Produce word for word the lines of the data below running from the one that has "Write a web" to the one that has "deqtz_expr='log((-_s*x - 1)/(_s*x", inclusive, and no others.
-- Start Task material --
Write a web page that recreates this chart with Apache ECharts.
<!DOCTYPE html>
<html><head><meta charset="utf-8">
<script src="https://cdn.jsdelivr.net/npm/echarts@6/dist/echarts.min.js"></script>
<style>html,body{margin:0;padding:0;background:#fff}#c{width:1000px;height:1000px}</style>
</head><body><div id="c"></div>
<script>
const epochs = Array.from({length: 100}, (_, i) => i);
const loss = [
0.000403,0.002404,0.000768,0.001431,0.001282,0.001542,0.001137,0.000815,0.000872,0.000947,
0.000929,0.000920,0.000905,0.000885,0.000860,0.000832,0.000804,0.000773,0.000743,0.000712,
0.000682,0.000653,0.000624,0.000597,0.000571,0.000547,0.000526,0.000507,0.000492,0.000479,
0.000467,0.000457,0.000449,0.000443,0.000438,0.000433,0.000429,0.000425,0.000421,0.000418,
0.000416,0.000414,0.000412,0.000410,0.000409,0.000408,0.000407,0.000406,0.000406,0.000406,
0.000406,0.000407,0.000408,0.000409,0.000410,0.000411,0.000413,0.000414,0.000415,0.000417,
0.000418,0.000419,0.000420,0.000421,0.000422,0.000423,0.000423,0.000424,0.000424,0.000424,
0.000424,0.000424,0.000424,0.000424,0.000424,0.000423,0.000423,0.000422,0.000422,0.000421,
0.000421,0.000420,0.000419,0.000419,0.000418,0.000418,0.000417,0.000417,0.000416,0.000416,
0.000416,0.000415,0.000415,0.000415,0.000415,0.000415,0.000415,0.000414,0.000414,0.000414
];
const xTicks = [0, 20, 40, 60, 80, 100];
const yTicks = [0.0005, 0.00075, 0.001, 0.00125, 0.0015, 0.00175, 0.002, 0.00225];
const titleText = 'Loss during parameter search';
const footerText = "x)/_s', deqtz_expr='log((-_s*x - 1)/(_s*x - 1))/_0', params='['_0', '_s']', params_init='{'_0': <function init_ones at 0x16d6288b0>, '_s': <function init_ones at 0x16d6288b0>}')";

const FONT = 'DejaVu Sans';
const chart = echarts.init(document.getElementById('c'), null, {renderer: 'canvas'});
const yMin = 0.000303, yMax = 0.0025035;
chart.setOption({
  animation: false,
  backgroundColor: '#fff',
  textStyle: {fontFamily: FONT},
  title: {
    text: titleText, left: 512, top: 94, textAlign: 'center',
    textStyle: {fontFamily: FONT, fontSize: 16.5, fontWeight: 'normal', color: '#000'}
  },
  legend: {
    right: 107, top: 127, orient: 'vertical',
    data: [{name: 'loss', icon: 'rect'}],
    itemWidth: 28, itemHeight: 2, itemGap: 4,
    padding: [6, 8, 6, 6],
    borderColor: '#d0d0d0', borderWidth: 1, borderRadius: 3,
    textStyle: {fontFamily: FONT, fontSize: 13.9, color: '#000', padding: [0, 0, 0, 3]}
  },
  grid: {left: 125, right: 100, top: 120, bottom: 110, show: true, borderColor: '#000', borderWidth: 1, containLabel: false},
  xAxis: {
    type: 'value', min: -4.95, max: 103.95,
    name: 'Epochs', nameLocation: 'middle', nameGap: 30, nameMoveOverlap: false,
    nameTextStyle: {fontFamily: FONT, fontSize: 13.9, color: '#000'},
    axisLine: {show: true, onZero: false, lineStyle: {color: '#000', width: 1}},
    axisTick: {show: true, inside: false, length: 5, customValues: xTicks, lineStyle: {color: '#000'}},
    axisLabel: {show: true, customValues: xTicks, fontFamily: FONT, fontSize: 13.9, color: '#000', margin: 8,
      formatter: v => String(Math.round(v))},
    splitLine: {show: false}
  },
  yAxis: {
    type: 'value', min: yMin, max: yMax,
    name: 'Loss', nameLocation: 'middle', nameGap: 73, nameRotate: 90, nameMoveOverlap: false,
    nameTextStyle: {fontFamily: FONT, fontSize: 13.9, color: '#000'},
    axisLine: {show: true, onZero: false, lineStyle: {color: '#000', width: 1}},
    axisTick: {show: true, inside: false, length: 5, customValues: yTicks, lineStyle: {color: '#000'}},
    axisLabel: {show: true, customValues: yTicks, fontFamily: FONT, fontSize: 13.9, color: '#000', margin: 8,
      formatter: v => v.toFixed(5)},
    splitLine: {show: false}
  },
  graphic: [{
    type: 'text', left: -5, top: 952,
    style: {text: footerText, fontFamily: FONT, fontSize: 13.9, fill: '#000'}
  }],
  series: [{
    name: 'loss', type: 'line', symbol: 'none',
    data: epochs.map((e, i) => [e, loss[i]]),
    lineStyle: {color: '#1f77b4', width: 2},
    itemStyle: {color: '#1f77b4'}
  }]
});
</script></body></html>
-- End Task material --
-- Start Task material --
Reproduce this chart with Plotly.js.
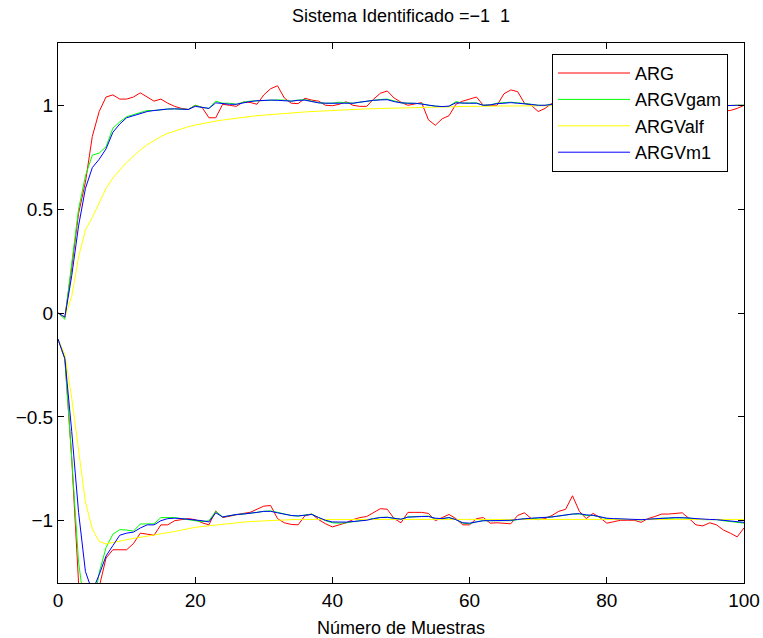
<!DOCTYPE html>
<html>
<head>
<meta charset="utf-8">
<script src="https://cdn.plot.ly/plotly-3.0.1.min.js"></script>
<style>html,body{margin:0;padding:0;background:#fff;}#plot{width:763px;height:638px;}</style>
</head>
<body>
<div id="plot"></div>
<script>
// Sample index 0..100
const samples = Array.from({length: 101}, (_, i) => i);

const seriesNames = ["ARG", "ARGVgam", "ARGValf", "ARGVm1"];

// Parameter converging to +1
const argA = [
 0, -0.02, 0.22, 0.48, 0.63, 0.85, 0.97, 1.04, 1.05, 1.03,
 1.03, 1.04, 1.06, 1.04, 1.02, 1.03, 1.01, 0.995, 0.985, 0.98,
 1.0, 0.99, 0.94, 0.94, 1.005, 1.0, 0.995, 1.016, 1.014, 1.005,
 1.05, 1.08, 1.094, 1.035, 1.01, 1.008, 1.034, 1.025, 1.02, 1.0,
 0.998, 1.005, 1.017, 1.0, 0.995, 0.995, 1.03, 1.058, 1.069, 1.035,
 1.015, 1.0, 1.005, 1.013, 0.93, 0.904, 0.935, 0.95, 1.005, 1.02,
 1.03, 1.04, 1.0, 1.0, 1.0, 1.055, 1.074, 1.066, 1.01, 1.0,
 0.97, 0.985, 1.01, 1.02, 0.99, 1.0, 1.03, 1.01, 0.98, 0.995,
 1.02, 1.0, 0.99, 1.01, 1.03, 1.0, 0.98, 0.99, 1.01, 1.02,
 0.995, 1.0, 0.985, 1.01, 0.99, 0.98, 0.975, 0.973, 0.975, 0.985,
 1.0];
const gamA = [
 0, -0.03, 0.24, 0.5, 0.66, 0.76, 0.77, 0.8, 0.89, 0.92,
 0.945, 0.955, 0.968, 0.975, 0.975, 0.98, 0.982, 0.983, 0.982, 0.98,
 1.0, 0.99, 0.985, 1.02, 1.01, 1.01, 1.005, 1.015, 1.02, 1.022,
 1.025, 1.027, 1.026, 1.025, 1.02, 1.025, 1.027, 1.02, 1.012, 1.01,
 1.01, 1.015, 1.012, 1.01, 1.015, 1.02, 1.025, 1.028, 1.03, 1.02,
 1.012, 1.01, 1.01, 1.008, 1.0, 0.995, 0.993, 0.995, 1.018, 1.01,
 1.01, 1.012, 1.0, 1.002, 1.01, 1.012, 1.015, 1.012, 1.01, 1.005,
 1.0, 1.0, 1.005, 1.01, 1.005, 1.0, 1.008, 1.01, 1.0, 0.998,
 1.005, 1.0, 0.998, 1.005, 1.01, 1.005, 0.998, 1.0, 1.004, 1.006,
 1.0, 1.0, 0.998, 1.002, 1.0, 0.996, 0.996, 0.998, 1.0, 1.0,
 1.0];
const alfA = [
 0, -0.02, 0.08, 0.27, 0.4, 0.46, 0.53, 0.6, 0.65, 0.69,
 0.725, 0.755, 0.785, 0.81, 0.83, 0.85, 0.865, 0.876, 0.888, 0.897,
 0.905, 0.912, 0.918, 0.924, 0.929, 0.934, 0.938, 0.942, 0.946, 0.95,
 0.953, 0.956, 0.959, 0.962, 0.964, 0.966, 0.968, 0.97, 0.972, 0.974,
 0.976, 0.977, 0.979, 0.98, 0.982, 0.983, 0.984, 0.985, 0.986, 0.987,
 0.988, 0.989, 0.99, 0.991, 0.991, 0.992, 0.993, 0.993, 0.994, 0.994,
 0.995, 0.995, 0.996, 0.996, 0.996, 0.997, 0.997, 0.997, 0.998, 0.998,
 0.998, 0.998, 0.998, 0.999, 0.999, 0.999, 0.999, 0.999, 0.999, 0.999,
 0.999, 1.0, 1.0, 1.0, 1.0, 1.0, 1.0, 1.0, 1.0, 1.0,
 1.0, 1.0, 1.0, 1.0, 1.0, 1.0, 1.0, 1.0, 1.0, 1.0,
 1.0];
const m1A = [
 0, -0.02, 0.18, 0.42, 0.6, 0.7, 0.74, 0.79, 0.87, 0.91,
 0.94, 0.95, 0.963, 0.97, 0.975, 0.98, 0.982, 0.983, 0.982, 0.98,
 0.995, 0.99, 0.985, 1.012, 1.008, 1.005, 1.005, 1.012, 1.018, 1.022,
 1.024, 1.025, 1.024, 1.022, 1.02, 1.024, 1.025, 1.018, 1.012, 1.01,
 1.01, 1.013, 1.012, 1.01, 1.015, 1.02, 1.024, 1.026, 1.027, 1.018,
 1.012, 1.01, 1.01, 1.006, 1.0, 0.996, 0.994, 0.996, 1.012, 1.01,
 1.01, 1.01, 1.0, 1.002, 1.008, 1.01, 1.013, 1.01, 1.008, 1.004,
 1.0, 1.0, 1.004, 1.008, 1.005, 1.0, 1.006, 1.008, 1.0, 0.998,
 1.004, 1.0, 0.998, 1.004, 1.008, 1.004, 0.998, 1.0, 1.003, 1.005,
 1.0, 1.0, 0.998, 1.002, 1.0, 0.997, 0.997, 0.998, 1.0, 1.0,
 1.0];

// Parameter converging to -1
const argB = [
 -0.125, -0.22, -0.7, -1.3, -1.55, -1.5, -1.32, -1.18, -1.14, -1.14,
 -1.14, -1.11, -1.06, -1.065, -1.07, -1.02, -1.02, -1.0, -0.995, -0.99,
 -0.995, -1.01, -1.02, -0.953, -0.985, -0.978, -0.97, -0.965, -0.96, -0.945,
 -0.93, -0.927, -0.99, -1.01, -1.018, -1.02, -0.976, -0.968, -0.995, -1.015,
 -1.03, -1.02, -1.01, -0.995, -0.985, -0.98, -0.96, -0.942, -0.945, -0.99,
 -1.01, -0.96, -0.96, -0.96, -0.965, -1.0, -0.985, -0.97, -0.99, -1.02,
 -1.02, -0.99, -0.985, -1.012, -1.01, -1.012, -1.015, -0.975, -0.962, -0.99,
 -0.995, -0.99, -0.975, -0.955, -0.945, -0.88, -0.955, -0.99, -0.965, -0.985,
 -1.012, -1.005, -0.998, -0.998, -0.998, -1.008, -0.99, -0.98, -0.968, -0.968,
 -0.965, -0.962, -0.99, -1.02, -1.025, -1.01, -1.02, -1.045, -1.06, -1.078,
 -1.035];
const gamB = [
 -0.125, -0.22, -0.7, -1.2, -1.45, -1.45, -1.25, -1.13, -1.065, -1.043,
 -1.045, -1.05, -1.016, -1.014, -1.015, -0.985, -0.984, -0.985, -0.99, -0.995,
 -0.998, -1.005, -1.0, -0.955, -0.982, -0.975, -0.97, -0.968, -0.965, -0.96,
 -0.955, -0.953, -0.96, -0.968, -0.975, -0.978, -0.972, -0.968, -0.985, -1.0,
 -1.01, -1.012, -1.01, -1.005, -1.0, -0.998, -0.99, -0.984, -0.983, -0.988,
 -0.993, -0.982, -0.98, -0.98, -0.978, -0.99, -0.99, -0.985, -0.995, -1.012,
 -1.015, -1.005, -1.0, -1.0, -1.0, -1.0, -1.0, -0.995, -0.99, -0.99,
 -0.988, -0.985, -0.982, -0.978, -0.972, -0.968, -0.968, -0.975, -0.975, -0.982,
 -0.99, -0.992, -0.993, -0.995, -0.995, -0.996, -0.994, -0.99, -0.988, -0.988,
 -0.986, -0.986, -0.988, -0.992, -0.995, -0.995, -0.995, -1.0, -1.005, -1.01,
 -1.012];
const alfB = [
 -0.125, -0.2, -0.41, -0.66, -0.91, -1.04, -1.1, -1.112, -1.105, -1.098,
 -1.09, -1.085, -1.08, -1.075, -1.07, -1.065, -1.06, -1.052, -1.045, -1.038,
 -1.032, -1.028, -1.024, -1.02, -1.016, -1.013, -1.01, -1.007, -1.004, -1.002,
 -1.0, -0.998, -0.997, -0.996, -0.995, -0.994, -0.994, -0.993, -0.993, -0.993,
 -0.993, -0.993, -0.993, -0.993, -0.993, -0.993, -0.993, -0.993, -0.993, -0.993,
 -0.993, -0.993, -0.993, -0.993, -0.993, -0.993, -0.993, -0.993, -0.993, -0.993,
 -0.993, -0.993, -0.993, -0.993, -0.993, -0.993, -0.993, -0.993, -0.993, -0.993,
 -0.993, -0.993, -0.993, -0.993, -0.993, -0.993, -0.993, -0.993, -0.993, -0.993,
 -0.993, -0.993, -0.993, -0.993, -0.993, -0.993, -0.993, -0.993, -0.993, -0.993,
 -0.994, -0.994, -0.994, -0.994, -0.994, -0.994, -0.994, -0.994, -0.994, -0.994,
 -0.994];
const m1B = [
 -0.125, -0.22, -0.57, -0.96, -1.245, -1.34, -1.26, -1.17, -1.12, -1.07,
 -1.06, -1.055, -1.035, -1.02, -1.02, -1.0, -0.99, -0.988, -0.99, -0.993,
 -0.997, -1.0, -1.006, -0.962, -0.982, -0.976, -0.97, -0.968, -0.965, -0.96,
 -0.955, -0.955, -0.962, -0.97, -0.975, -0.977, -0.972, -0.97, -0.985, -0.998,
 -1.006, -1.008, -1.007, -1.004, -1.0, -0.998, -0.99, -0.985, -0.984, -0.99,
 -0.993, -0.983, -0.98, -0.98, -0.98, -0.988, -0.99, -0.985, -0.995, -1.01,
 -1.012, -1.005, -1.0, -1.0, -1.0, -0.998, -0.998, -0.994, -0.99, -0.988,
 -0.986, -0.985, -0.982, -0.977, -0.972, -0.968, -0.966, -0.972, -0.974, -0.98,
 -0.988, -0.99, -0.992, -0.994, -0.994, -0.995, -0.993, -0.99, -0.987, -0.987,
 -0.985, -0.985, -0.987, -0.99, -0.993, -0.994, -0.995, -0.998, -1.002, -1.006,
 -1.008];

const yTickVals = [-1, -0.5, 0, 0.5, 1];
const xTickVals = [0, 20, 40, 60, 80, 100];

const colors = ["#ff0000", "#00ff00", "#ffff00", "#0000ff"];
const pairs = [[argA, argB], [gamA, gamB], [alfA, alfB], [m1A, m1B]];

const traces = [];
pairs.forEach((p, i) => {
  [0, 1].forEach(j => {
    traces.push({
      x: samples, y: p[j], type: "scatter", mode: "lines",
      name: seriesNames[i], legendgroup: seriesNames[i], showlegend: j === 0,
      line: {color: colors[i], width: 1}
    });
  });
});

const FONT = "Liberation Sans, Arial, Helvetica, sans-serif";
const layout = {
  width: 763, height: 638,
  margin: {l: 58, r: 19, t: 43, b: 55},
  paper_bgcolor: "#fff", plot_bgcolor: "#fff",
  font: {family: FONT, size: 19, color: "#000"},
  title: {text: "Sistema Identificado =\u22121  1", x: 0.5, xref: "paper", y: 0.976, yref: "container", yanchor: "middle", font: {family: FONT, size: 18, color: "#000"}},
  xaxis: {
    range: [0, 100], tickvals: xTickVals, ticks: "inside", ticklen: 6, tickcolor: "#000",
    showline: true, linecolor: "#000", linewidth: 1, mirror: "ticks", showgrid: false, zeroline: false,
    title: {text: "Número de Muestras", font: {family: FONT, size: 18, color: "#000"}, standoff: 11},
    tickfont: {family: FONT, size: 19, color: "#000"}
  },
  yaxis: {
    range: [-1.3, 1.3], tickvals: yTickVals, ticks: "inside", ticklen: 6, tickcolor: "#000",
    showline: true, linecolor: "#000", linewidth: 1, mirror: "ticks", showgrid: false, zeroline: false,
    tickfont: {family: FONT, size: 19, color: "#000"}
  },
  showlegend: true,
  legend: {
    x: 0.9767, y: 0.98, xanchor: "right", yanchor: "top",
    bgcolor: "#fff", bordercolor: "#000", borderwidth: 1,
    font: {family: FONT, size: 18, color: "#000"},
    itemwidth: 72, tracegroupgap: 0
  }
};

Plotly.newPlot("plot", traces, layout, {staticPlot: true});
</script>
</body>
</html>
-- End Task material --
Written reply
Write a web page that recreates this chart with Apache ECharts.
<!DOCTYPE html>
<html><head><meta charset="utf-8">
<script src="https://cdn.jsdelivr.net/npm/echarts@6/dist/echarts.min.js"></script>
<style>html,body{margin:0;padding:0;background:#fff}#c{width:1000px;height:1000px}</style>
</head><body><div id="c"></div>
<script>
const epochs = Array.from({length: 100}, (_, i) => i);
const loss = [
0.000403,0.002404,0.000768,0.001431,0.001282,0.001542,0.001137,0.000815,0.000872,0.000947,
0.000929,0.000920,0.000905,0.000885,0.000860,0.000832,0.000804,0.000773,0.000743,0.000712,
0.000682,0.000653,0.000624,0.000597,0.000571,0.000547,0.000526,0.000507,0.000492,0.000479,
0.000467,0.000457,0.000449,0.000443,0.000438,0.000433,0.000429,0.000425,0.000421,0.000418,
0.000416,0.000414,0.000412,0.000410,0.000409,0.000408,0.000407,0.000406,0.000406,0.000406,
0.000406,0.000407,0.000408,0.000409,0.000410,0.000411,0.000413,0.000414,0.000415,0.000417,
0.000418,0.000419,0.000420,0.000421,0.000422,0.000423,0.000423,0.000424,0.000424,0.000424,
0.000424,0.000424,0.000424,0.000424,0.000424,0.000423,0.000423,0.000422,0.000422,0.000421,
0.000421,0.000420,0.000419,0.000419,0.000418,0.000418,0.000417,0.000417,0.000416,0.000416,
0.000416,0.000415,0.000415,0.000415,0.000415,0.000415,0.000415,0.000414,0.000414,0.000414
];
const xTicks = [0, 20, 40, 60, 80, 100];
const yTicks = [0.0005, 0.00075, 0.001, 0.00125, 0.0015, 0.00175, 0.002, 0.00225];
const titleText = 'Loss during parameter search';
const footerText = "x)/_s', deqtz_expr='log((-_s*x - 1)/(_s*x - 1))/_0', params='['_0', '_s']', params_init='{'_0': <function init_ones at 0x16d6288b0>, '_s': <function init_ones at 0x16d6288b0>}')";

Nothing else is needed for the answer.